After Dachau
- First edition (publ. Context Books)
- Author: Daniel Quinn
- Publisher: Context Books
- Publication date: January 1, 2001
- Pages: 192
- ISBN: 978-1-893956-13-1

= After Dachau =

After Dachau is a 2001 novel written by American author Daniel Quinn.

==Plot summary==

The story is narrated by a young rich man, heir to a huge sum of money. He devotes his life to an organization called "We Live Again" which investigates reincarnation. People have souls that pass on to other individuals and give them their memories, usually alongside, but sometimes in place of their own memories.
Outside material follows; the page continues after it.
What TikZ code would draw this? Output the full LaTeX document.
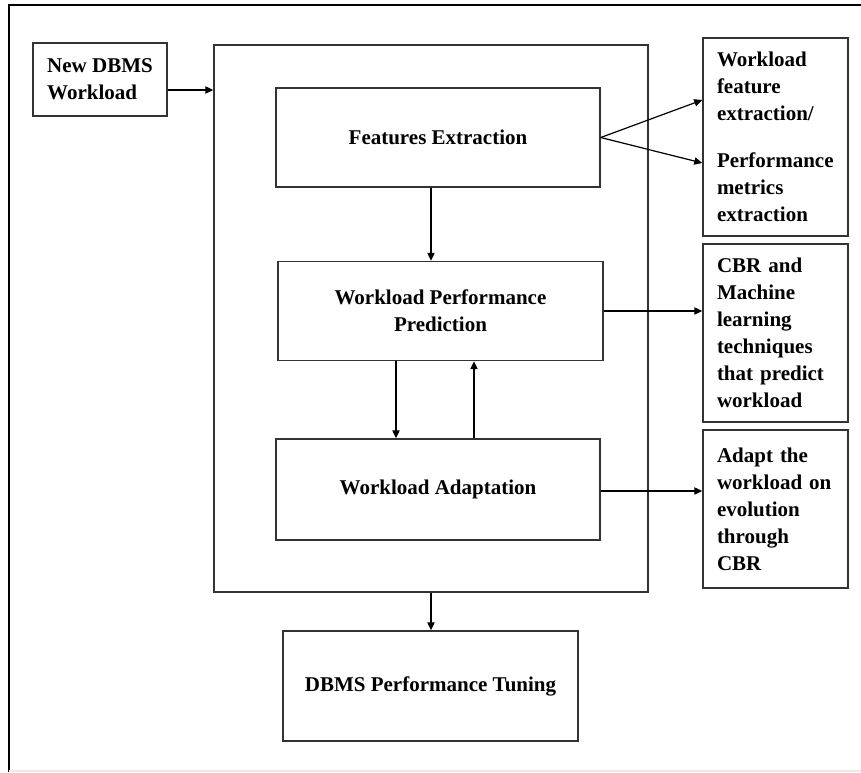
\documentclass[tikz,border=0pt]{standalone}
\usepackage{fontspec}
\setmainfont{Liberation Serif}
\usetikzlibrary{calc, arrows.meta}

\begin{document}
\begin{tikzpicture}[x=0.75pt, y=-0.75pt,
    box/.style={draw=black!80, line width=1.1pt, align=center, inner sep=0pt,
        font=\bfseries\fontsize{15.75}{20.25}\selectfont},
    sidebox/.style={box, align=left, text width=87.75pt, inner xsep=10.5pt,
        minimum height=#1},
    arr/.style={-{Triangle[length=6pt, width=5.5pt]}, line width=0.9pt}]
    \useasboundingbox (0,0) rectangle (861,772);
    % Page frame
    \draw[line width=2pt] (9,772) -- (9,5) -- (861,5);
    \draw[black!8, line width=0.8pt] (9,771) -- (861,771);
    % Input workload
    \node[box, align=left, minimum width=100.5pt, minimum height=54.75pt] (newwl) at (100,79.5) {New DBMS\\Workload};
    % Main block and its stages
    \node[box, minimum width=325.5pt, minimum height=410.25pt] (container) at (431,318.5) {};
    \node[box, minimum width=243pt, minimum height=74.25pt] (fe) at (438,137.5) {Features Extraction};
    \node[box, minimum width=243.75pt, minimum height=74.25pt] (wpp) at (440.5,311) {Workload Performance\\Prediction};
    \node[box, minimum width=243pt, minimum height=75.75pt] (wa) at (438,489.5) {Workload Adaptation};
    \node[box, minimum width=221.25pt, minimum height=82.5pt] (tune) at (430.5,686) {DBMS Performance Tuning};
    % Side notes
    \node[sidebox=148.5pt] (note1) at (775.5,137) {Workload\\feature\\extraction/\\[15pt]Performance\\metrics\\extraction};
    \node[sidebox=133.5pt] (note2) at (775.5,333) {CBR and\\Machine\\learning\\techniques\\that predict\\workload};
    \node[sidebox=118.5pt] (note3) at (775.5,509) {Adapt the\\workload on\\evolution\\through\\CBR};
    % Connectors
    \coordinate (in-y) at (0,90);
    \draw[arr] (newwl.east |- in-y) -- (container.west |- in-y);
    \coordinate (fork1) at ($(note1.west)+(0,-37)$);
    \coordinate (fork2) at ($(note1.west)+(0,26)$);
    \draw[arr] (fe.east) -- (fork1);
    \draw[arr] (fe.east) -- (fork2);
    \coordinate (fe-down) at ($(fe.south)+(-7,0)$);
    \draw[arr] (fe-down) -- (fe-down |- wpp.north);
    \coordinate (wpp-down) at ($(wpp.south)+(-44.5,0)$);
    \draw[arr] (wpp-down) -- (wpp-down |- wa.north);
    \coordinate (wa-up) at ($(wa.north)+(36,0)$);
    \draw[arr] (wa-up) -- (wa-up |- wpp.south);
    \draw[arr] (wpp.east) -- (wpp.east -| note2.west);
    \draw[arr] ($(wa.east)+(0,1.5)$) -- ($(wa.east -| note3.west)+(0,1.5)$);
    \draw[arr] (container.south) -- (container.south |- tune.north);
\end{tikzpicture}
\end{document}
The story focuses on Mallory Gabus, a recently reincarnated woman, and her integration into the new world. She recalls and narrates her experiences and memories of Hitler's victory, which allowed Hitler to bring his desire for an "Aryan" world to fruition, and realizes all that went wrong. The Nazis had won World War II and purged their empire of all non-whites, then rewrote history so as to say that Dachau, a concentration camp, was instead a battle with Adolf Hitler as its hero.

After Hitler's victory, the Third Reich is solely Aryan, the Aryans have killed all non-Aryans in their new empire. They now use A.D. to refer to After Dachau, the turning point in their civilization, and "A.D.-A.D." to refer to our A.D.

Mallory was (re-)born in 1922 A.D.-A.D. as an Afro-American woman in New York.

The Nazi purges in the Third Reich have started to have a cultural effect on the United States, and soon Jews are being executed. Blacks are being "repatriated", which means that they are being placed into concentration camps. Mallory hides out with her lover in the New York City underground and makes a life until their hiding place is discovered by police. At that point, they commit suicide rather than being taken alive or executed.

Jason Tull, the protagonist, in an attempt to publicize the story and the atrocities the Aryans committed, contacts a newspaper and other news media. His investigation gets him sequestered in an unknown location until he can write three words upon a chalkboard: "No One Cares", and, as it turns out, no one does.

The narrator explains that he cares, and he doesn't care if others don't care, he is still going to pursue this for his own personal interest. He opens an exhibit displaying relics from the old world, including works by Jewish authors such as Albert Einstein and Sigmund Freud.

The narrator receives a gift from his "uncle" (the man who imprisoned him), and expresses his intent to publish the gift. He opens a shop where he displays pictures of Africans that had been saved in Mallory's hideout.

Finally, one night, someone throws a brick through the gallery's windows, prompting the narrator to conclude that somebody "does care". The last line reveals that the gift is The Diary of a Young Girl, written during World War II, better known as the Diary of Anne Frank.